Observational Errors: Incorrect centering over stations, inadequate focusing, and mistakes in reading or recording measurements.

Systematic Errors: Consistent biases introduced by instrument limitations or measurement procedures that can be identified and corrected.

Measurement and Verification

Angular accuracy is assessed through several methods:

Instrument Calibration: Regular testing and certification of theodolites or total stations to identify systematic errors

Repeated Measurements: Taking multiple angle observations to assess consistency and identify random errors

Closure Analysis: Comparing computed and observed values in traverses and triangulations to evaluate overall accuracy

Independent Verification: Using alternative instruments or methods to confirm critical measurements

Achieving Higher Angular Accuracy

Surveying professionals employ multiple strategies:

1. Instrument Selection: Using higher-precision instruments with finer graduation and lower instrumental errors 2. Proper Setup: Ensuring careful centering, leveling, and pointing procedures 3. Environmental Control: Measuring during optimal weather conditions and allowing instruments to thermally stabilize 4. Technique Refinement: Employing proven methodologies such as face-left and face-right observations 5. Regular Calibration: Maintaining and testing instruments according to manufacturer specifications

Modern Technological Advances

Contemporary surveying instruments incorporate features enhancing angular accuracy, including:

Automatic collimation correction systems

Digital angle measurement and recording

Laser targeting for improved point identification

Computer-assisted error correction algorithms

Relationship to Project Requirements

The required angular accuracy depends on project scope and purpose.
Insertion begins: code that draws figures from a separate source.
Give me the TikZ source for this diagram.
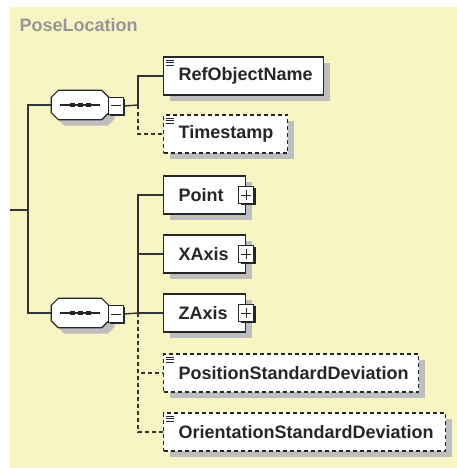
\documentclass[tikz,border=0pt]{standalone}
\usepackage{fontspec}
\setmainfont{Liberation Sans}
\usetikzlibrary{shadows}
\definecolor{bgyellow}{RGB}{247,245,195}
\definecolor{titlegray}{RGB}{150,150,150}
\definecolor{shadowgray}{RGB}{190,190,190}

\begin{document}
\begin{tikzpicture}[x=1pt,y=-1pt,line width=1.4pt,draw=black!80,
    elem/.style={draw=black!85,line width=1.2pt,fill=white,anchor=west,
      minimum height=38pt,inner xsep=0pt,inner ysep=0pt,align=left,
      font=\fontsize{18}{20}\selectfont\bfseries,text=black!85,
      execute at begin node={\hspace*{15pt}},
      drop shadow={shadow xshift=6pt,shadow yshift=-6pt,fill=shadowgray,opacity=1}},
    opt/.style={dash pattern=on 4pt off 3pt},
    leaf/.style={path picture={
      \foreach \d in {3,5.5,8}
        \draw[solid,line width=0.7pt,black!85] ([xshift=2pt,yshift=-\d pt]path picture bounding box.north west) -- ++(8,0);}},
    seq/.style={minimum width=56pt,minimum height=28pt,inner sep=0pt},
    octa/.style={draw=black!85,line width=1.2pt,fill=white,
      drop shadow={shadow xshift=6pt,shadow yshift=-6pt,fill=shadowgray,opacity=1}},
    tog/.style={draw=black!85,fill=white,line width=1pt,minimum width=15pt,minimum height=17pt,inner sep=0pt,
      drop shadow={shadow xshift=1.8pt,shadow yshift=-1.8pt,fill=black!85,opacity=1}},
    minusbox/.style={tog,path picture={
      \draw[line width=1pt,black!85] ([xshift=-5pt]path picture bounding box.center) -- ([xshift=5pt]path picture bounding box.center);}},
    plusbox/.style={tog,path picture={
      \draw[line width=1pt,black!85] ([xshift=-5pt]path picture bounding box.center) -- ([xshift=5pt]path picture bounding box.center)
        ([yshift=-5pt]path picture bounding box.center) -- ([yshift=5pt]path picture bounding box.center);}}]

\useasboundingbox (0,0) rectangle (457,468);
\fill[bgyellow] (10,7) rectangle (457,468);

\node[anchor=base west,inner sep=0pt,text=titlegray,font=\fontsize{18}{20}\selectfont\bfseries] (title) at (19,32) {PoseLocation};

% sequences
\node[seq] (seq1) at (80,105) {};
\node[seq] (seq2) at (80,313) {};
\foreach \s in {seq1,seq2}{
  \path[octa] ([xshift=7pt]\s.north west) -- ([xshift=-7pt]\s.north east) -- ([yshift=-7pt]\s.north east)
    -- ([yshift=7pt]\s.south east) -- ([xshift=-7pt]\s.south east) -- ([xshift=7pt]\s.south west)
    -- ([yshift=7pt]\s.south west) -- ([yshift=-7pt]\s.north west) -- cycle;
  \draw[line width=1.2pt,black!85] ([xshift=-20pt]\s.center) -- ([xshift=20pt]\s.center);
  \foreach \d in {-8,0,8}
    \fill[black!85] ([xshift=\d pt]\s.center) +(-2.5,-2.2) rectangle +(2.5,2.2);
}
\node[minusbox] (min1) at (116,106) {};
\node[minusbox] (min2) at (116,314) {};

\coordinate (root) at (10,210);
\coordinate (fork) at (28,210);
\coordinate (bus1) at (138,105);
\coordinate (bus2) at (138,313);

% elements
\node[elem,leaf,text width=160pt] (refname) at (163,76) {RefObjectName};
\node[elem,leaf,opt,text width=124pt] (stamp) at (163,134) {Timestamp};
\node[elem,text width=82pt] (point) at (163,195) {Point};
\node[elem,text width=82pt] (xaxis) at (163,254) {XAxis};
\node[elem,text width=82pt] (zaxis) at (163,313) {ZAxis};
\node[elem,leaf,opt,text width=255pt] (possd) at (163,373) {PositionStandardDeviation};
\node[elem,leaf,opt,text width=282pt] (orisd) at (163,432) {OrientationStandardDeviation};

\node[plusbox] (pointplus) at (point.east) {};
\node[plusbox] (xaxisplus) at (xaxis.east) {};
\node[plusbox] (zaxisplus) at (zaxis.east) {};

% connectors
\draw (root) -- (fork);
\draw (fork) |- (seq1.west);
\draw (fork) |- (seq2.west);
\draw (min1.east) -- (bus1);
\draw (bus1) |- (refname.west);
\draw[opt] (bus1) |- (stamp.west);
\draw (min2.east) -- (bus2);
\draw (bus2) |- (point.west);
\draw (bus2) |- (xaxis.west);
\draw (bus2) -- (zaxis.west);
\draw[opt] (bus2) |- (possd.west);
\draw[opt] (bus2) |- (orisd.west);
\end{tikzpicture}
\end{document}
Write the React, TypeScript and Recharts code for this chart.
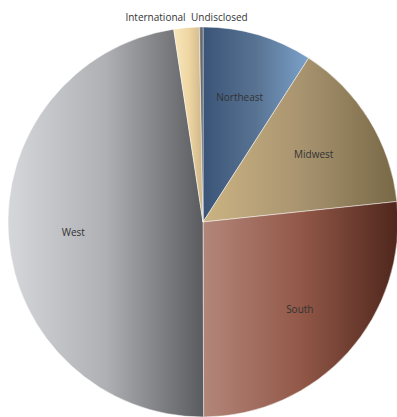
import React from 'react';
import { PieChart, Pie, Cell } from 'recharts';

// Regions and their share (percent), clockwise from 12 o'clock
const regions = ['Northeast', 'Midwest', 'South', 'West', 'International', 'Undisclosed'];
const shares = [9.1, 14.2, 26.6, 47.6, 2.1, 0.3];

// Horizontal gradient per slice: [left colour, middle colour, right colour]
const gradients = [
  ['#395477', '#587392', '#7ba1ca'],
  ['#cbb382', '#a99470', '#786846'],
  ['#b3867a', '#925848', '#4f261c'],
  ['#d6d7da', '#afb0b4', '#5a5b5f'],
  ['#f7e6bb', '#efd7a3', '#cdb489'],
  ['#8a8a8a', '#6e6e6e', '#555555'],
];

const data = regions.map((name, i) => ({ name, value: shares[i] }));

const RADIAN = Math.PI / 180;

const renderLabel = (props: any) => {
  const { cx, cy, midAngle, outerRadius, name, percent } = props;
  const style = { fontFamily: '"Open Sans", sans-serif', fontSize: 10, fill: '#333' };
  if (percent < 0.05) {
    // small slices get their label outside, above the pie
    const r = outerRadius + 10;
    const x = cx + r * Math.cos(-midAngle * RADIAN);
    const y = cy - outerRadius - 6;
    const isLast = name === 'Undisclosed';
    return (
      <text x={isLast ? x - 10 : x} y={y} textAnchor={isLast ? 'start' : 'end'} style={style}>
        {name}
      </text>
    );
  }
  const r = outerRadius * 0.667;
  const x = cx + r * Math.cos(-midAngle * RADIAN);
  const y = cy + r * Math.sin(-midAngle * RADIAN);
  return (
    <text x={x} y={y} textAnchor="middle" dominantBaseline="central" style={style}>
      {name}
    </text>
  );
};

export default function App() {
  return (
    <div style={{ position: 'absolute', left: 0, top: 0, background: '#fff' }}>
      <PieChart width={397} height={417} margin={{ top: 0, right: 0, bottom: 0, left: 0 }}>
        <defs>
          {gradients.map((g, i) => (
            <linearGradient key={i} id={`grad${i}`} x1="0" y1="0" x2="1" y2="0">
              <stop offset="0%" stopColor={g[0]} />
              <stop offset="50%" stopColor={g[1]} />
              <stop offset="100%" stopColor={g[2]} />
            </linearGradient>
          ))}
        </defs>
        <Pie
          data={data}
          dataKey="value"
          nameKey="name"
          cx={203}
          cy={222}
          outerRadius={195}
          startAngle={90}
          endAngle={-270}
          stroke="rgba(255,255,255,0.6)"
          strokeWidth={0.8}
          label={renderLabel}
          labelLine={false}
          isAnimationActive={false}
        >
          {data.map((d, i) => (
            <Cell key={d.name} fill={`url(#grad${i})`} />
          ))}
        </Pie>
      </PieChart>
    </div>
  );
}
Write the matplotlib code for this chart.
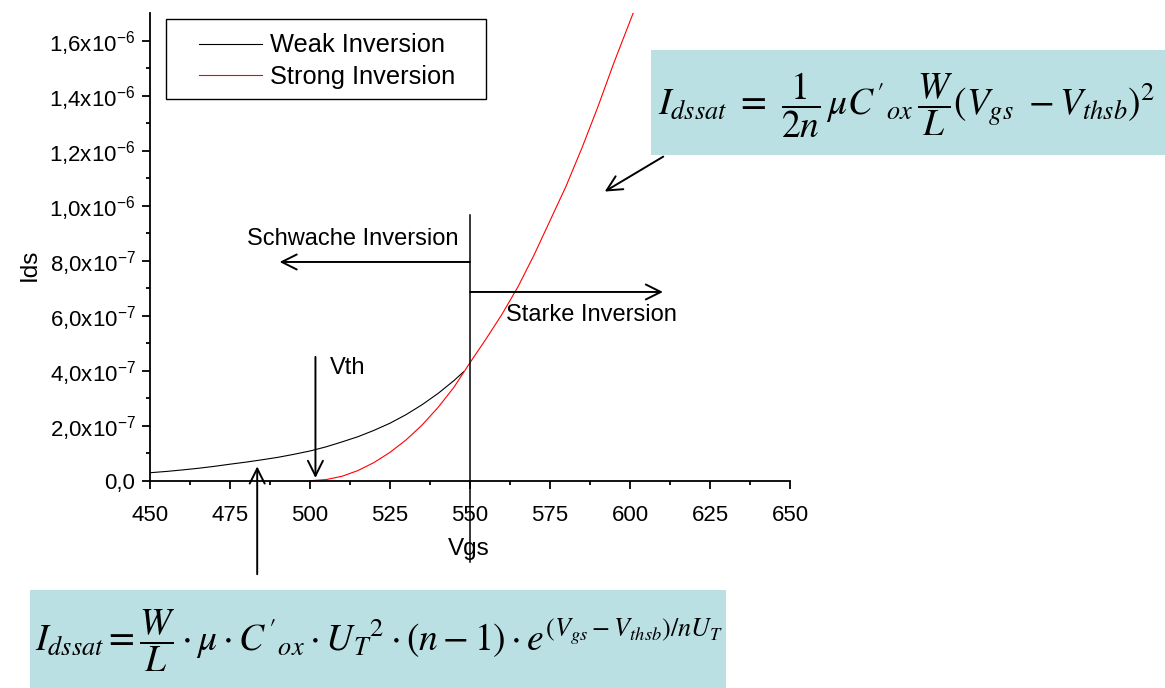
import numpy as np
import matplotlib.pyplot as plt
from matplotlib.patches import Rectangle

plt.rcParams['font.family'] = ['Liberation Sans', 'DejaVu Sans']
plt.rcParams['mathtext.fontset'] = 'custom'
plt.rcParams['mathtext.rm'] = 'Liberation Sans'
plt.rcParams['mathtext.it'] = 'Liberation Sans:italic'

# --- Daten ---
vgs_weak = [450, 455, 460, 465, 470, 475, 480, 485, 490, 495, 500, 505, 510,
            515, 520, 525, 530, 535, 540, 545, 548]
ids_weak = [2.9e-8, 3.35e-8, 3.9e-8, 4.5e-8, 5.2e-8, 6.0e-8, 6.75e-8, 7.6e-8,
            8.5e-8, 9.6e-8, 1.08e-7, 1.23e-7, 1.41e-7, 1.60e-7, 1.83e-7,
            2.09e-7, 2.40e-7, 2.76e-7, 3.17e-7, 3.64e-7, 3.96e-7]

vgs_strong = [500, 505, 510, 515, 520, 525, 530, 535, 540, 545, 550, 555, 560,
              565, 570, 575, 580, 585, 590, 595, 601]
ids_strong = [0.0, 4e-9, 1.6e-8, 3.7e-8, 6.6e-8, 1.03e-7, 1.48e-7, 2.02e-7,
              2.66e-7, 3.40e-7, 4.29e-7, 5.15e-7, 6.05e-7, 7.05e-7, 8.2e-7,
              9.45e-7, 1.07e-6, 1.21e-6, 1.36e-6, 1.52e-6, 1.70e-6]

xticks = [450, 475, 500, 525, 550, 575, 600, 625, 650]
yticks = [0, 2e-7, 4e-7, 6e-7, 8e-7, 1.0e-6, 1.2e-6, 1.4e-6, 1.6e-6]
ytick_labels = ["0,0", "2,0x10$^{\\mathregular{-7}}$", "4,0x10$^{\\mathregular{-7}}$",
                "6,0x10$^{\\mathregular{-7}}$", "8,0x10$^{\\mathregular{-7}}$",
                "1,0x10$^{\\mathregular{-6}}$", "1,2x10$^{\\mathregular{-6}}$",
                "1,4x10$^{\\mathregular{-6}}$", "1,6x10$^{\\mathregular{-6}}$"]

box_color = '#bae0e3'

W, H = 1165, 688
fig = plt.figure(figsize=(W / 100, H / 100), dpi=100)
ax = fig.add_axes([150 / W, 1 - 480.7 / H, 640 / W, (480.7 - 13) / H])

ax.plot(vgs_weak, ids_weak, color='black', lw=0.8, label='Weak Inversion')
ax.plot(vgs_strong, ids_strong, color='red', lw=0.8, label='Strong Inversion')

ax.set_xlim(450, 650)
ax.set_ylim(0, 1.70e-6)
ax.set_xticks(xticks)
ax.set_xticks(np.arange(462.5, 650, 25), minor=True)
ax.set_yticks(yticks)
ax.set_yticklabels(ytick_labels)
ax.set_yticks(np.arange(1e-7, 1.7e-6, 2e-7), minor=True)

for s in ['top', 'right']:
    ax.spines[s].set_visible(False)
for s in ['left', 'bottom']:
    ax.spines[s].set_linewidth(1.3)
ax.tick_params(which='major', direction='out', length=5.5, width=1.3, labelsize=16)
ax.tick_params(which='minor', direction='out', length=3, width=1.3)
ax.tick_params(axis='x', which='major', pad=12)
ax.tick_params(axis='y', which='major', pad=5)

fig.text(469 / W, 1 - 549 / H, 'Vgs', fontsize=17.5, ha='center', va='center')
fig.text(30 / W, 1 - 265 / H, 'Ids', fontsize=17.5, ha='center', va='center',
         rotation=90)

# Legende
ax.legend(loc='upper left', bbox_to_anchor=(199 / W, 1 - 33.5 / H),
          bbox_transform=fig.transFigure, frameon=False, fontsize=18.3,
          handlelength=2.48, handletextpad=0.31, labelspacing=0.3,
          borderpad=0, borderaxespad=0)
fig.patches.append(Rectangle((166 / W, 1 - 99 / H), 320 / W, 80 / H,
                             transform=fig.transFigure, fill=False,
                             edgecolor='black', lw=1.0))

# Trennlinie und Pfeile
ax.plot([550, 550], [-2.96e-7, 9.65e-7], color='black', lw=1.1, clip_on=False)

arrow = dict(arrowstyle='->', color='black', lw=1.4, mutation_scale=27,
             shrinkA=0, shrinkB=0)
ax.annotate('', xy=(490.5, 7.95e-7), xytext=(550, 7.95e-7),
            arrowprops=arrow, annotation_clip=False)
ax.annotate('', xy=(610.3, 6.86e-7), xytext=(550, 6.86e-7),
            arrowprops=arrow, annotation_clip=False)
ax.annotate('', xy=(501.7, 0.1e-7), xytext=(501.7, 4.5e-7),
            arrowprops=arrow, annotation_clip=False)
ax.annotate('', xy=(483.5, 0.52e-7), xytext=(483.5, -3.4e-7),
            arrowprops=arrow, annotation_clip=False)
ax.annotate('', xy=(592.1, 1.051e-6), xytext=(610.4, 1.178e-6),
            arrowprops=arrow, annotation_clip=False)

fig.text(247 / W, 1 - 239 / H, 'Schwache Inversion', fontsize=17, va='center')
fig.text(506 / W, 1 - 315 / H, 'Starke Inversion', fontsize=17, va='center')
fig.text(330 / W, 1 - 368 / H, 'Vth', fontsize=17, va='center')

# Formelkaesten
fig.patches.append(Rectangle((651 / W, 1 - 155 / H), (W - 651) / W, 105 / H,
                             transform=fig.transFigure, color=box_color, lw=0))
fig.patches.append(Rectangle((30 / W, 0), 696 / W, 98 / H,
                             transform=fig.transFigure, color=box_color, lw=0))

fig.text(907 / W, 1 - 105 / H,
         r"$I_{dssat}\ =\ \dfrac{1}{2n}\,\mu C'{}_{ox}\,\dfrac{W}{L}(V_{gs}\ - V_{thsb})^2$",
         fontsize=27, ha='center', va='center', math_fontfamily='stix')
fig.text(379 / W, 1 - 641 / H,
         r"$I_{dssat} = \dfrac{W}{L}\cdot\mu\cdot C'{}_{ox}\cdot U_T{}^2\cdot(n-1)\cdot e^{(V_{gs}-V_{thsb})/nU_T}$",
         fontsize=27, ha='center', va='center', math_fontfamily='stix')

fig.savefig('out.png', dpi=100)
High-precision geodetic networks demand exceptional accuracy, while routine boundary surveys may tolerate lower precision. Professional surveyors must specify appropriate accuracy standards in project proposals and demonstrate compliance through documentation.

Conclusion

Angular accuracy is a cornerstone of professional surveying practice. Understanding error sources, implementing quality control procedures, and selecting appropriate instruments and methods ensure that angular measurements meet project specifications and maintain the integrity of surveying data.